Let the children be brought up to know that we are a people with a mission, and that mission, in the words of Dr. Eliot, to teach the uses of freedom to as many men as possible “in freedom’s largest home.” Let it be taught in the public schools that the most precious piece of real estate in the whole United States is that which supports the pedestal of the Statue of Liberty; that we need not greatly care how the three million square miles remaining is divided among the people of the earth, as long as we retain that little island. Let it further be repeated in the schools that the Liberty at our gates is the handiwork of a Frenchman; that the mountain-weight of copper in her sides and the granite mass beneath her feet were bought with the pennies of the poor; that the verses graven on a tablet within the base are the inspiration of a poetess descended from Portuguese Jews; and all these things shall be interpreted to mean that the love of liberty unites all races and all classes of men into one close brotherhood, and that we Americans, therefore, who have the utmost of liberty that has yet been attained, owe the alien a brother’s share.


To this position we are brought by a construction of the Declaration of Independence which makes of it the law of the land, binding on American citizens individually and collectively, and in all circumstances whatever. Out of this position there is one avenue of escape, and only one. We may refuse to read in the Declaration a sincere expression of the faith of 1776, and construe it instead as a bombastic political manifesto, advanced by the leaders of the rebellion as an excuse for a gigantic land-grab.

Let the descendants of the Puritans take their choice of these two interpretations. For my part, I have chosen. I have chosen to read the story of ’76 as a chapter in sacred history; to set Thomas Jefferson in a class with Moses, and Washington with Joshua; to regard the American nation as the custodian of a sacred trust, and American citizenship as a holy order, with laws and duties derived from the Declaration.

For very pride in my country I must choose thus, for the alternate view takes the meaning out of American history, reduces the War of Independence to a war of plunder, and the Colonial heroes to a band of pious hypocrites. What, indeed, shall we teach our children to be proud of if we reject the higher interpretation of the deeds of the Fathers? The American Revolution as a campaign of conquest is not unique in history; on the contrary, it has been more than once surpassed, both in respect to the prowess of the conquerors and to the magnificence of the prize. Outside the physical realm, where our inventions and discoveries and the material development of a continent belong, this country has contributed nothing of moment to the world’s progress, unless it is that political adaptation of the Golden Rule which is indicated in the Declaration and elaborated in the Constitution. In the arts and sciences we sit, for the most part, at the feet of foreign masters; in jurisprudence we have borrowed from the Romans, and the elements of liberal government we have from our next of kin, the English. The notion of the dignity of man, which is the foundation of the gospel of democracy, is derived from Hebrew sources, as the Psalm-singing founders of New England would be the first to acknowledge. It was not entirely due to accident nor to the exigencies of pioneer life that the meeting-house and the town hall were one in the New England settlements. The influence of the Bible is plainly stamped on the works of the Puritans. What, then, shall we claim as the great American achievement, our peculiar treasure in the midst of so much borrowed glory? A magnificent espousal of humanity—that or nothing can we call our own.

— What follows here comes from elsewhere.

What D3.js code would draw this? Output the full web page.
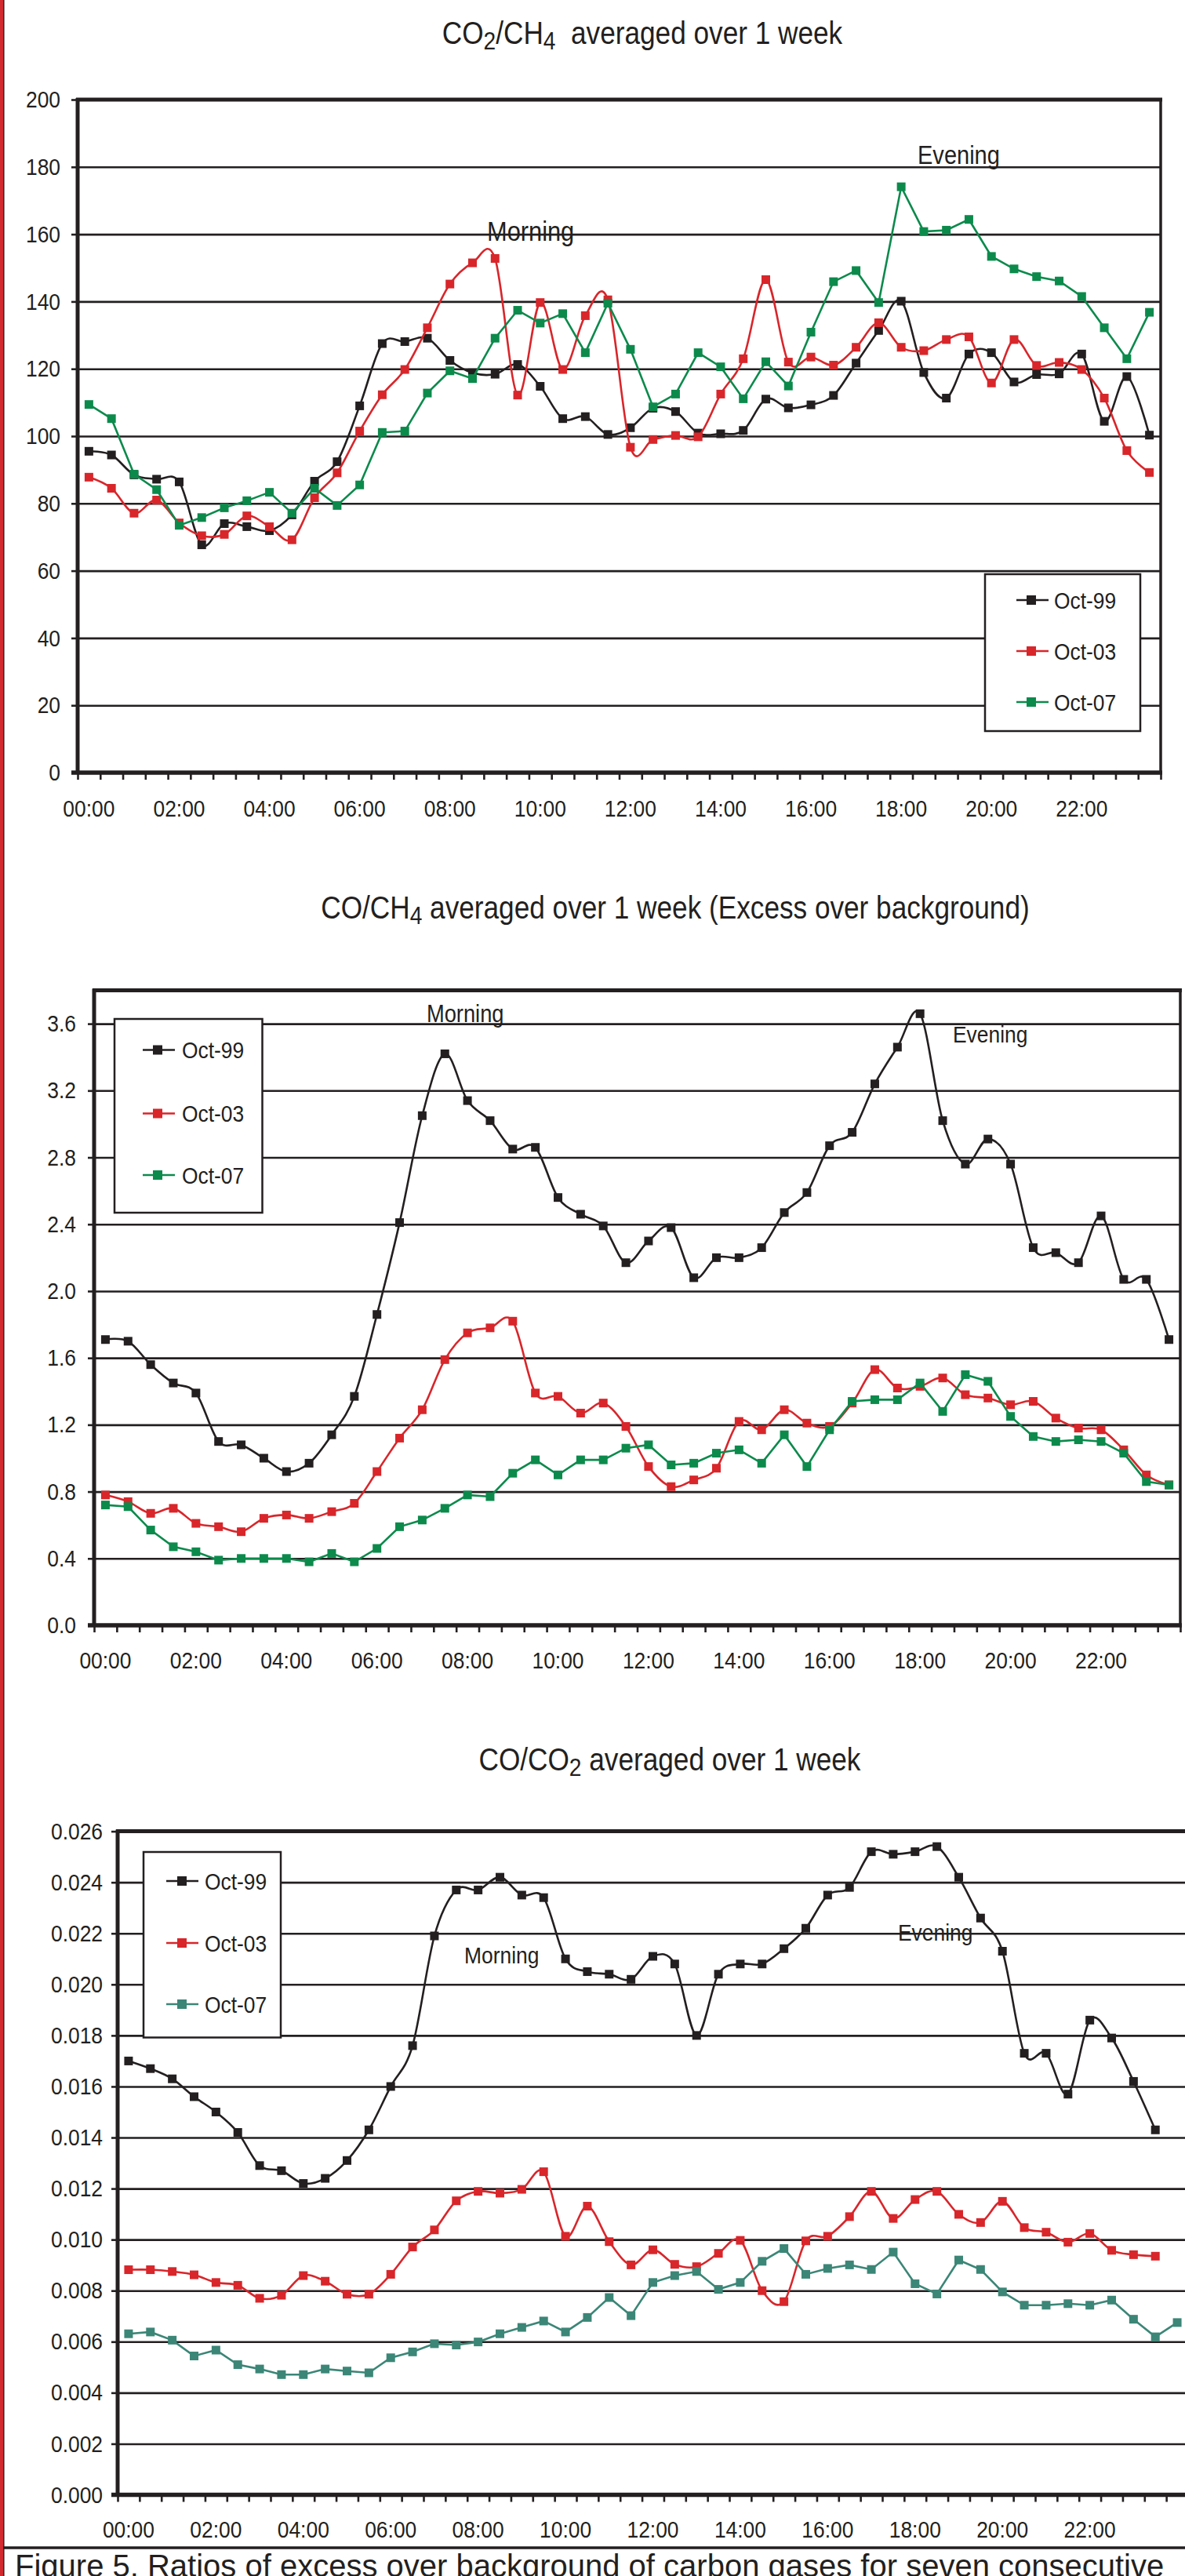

Seeing that they brought nothing into the world that was all their own, our glorious dead are not glorious unless we make them so, by imputing to them the noblest motives that their case will permit, and rating their works at not less than face value. Pride demands it, and, fortunately for our country’s honor, justice supports the claims of pride. Neither the cynics nor the enthusiasts shall have the last word in the matter. In the writings of their contemporaries, in the casual sayings of their intimates, in the critical comments of those who came next after them, we find convincing evidence that in the minds of the leaders of ’76 the most advanced political thought of the age crystallized into a mighty conviction—the conviction of the inherent nobility of humankind, which makes it treason for any man to enslave his neighbor.

That is the thought that was sent out into the world on July 4, 1776, and because that thought has shaped our history, we call it the basic law of our land, and the Declaration of Independence our final authority. If under that authority the immigrant appears to have rights in our land parallel to our own rights, we shall not lightly deny his claims, lest we forfeit our only title to national glory.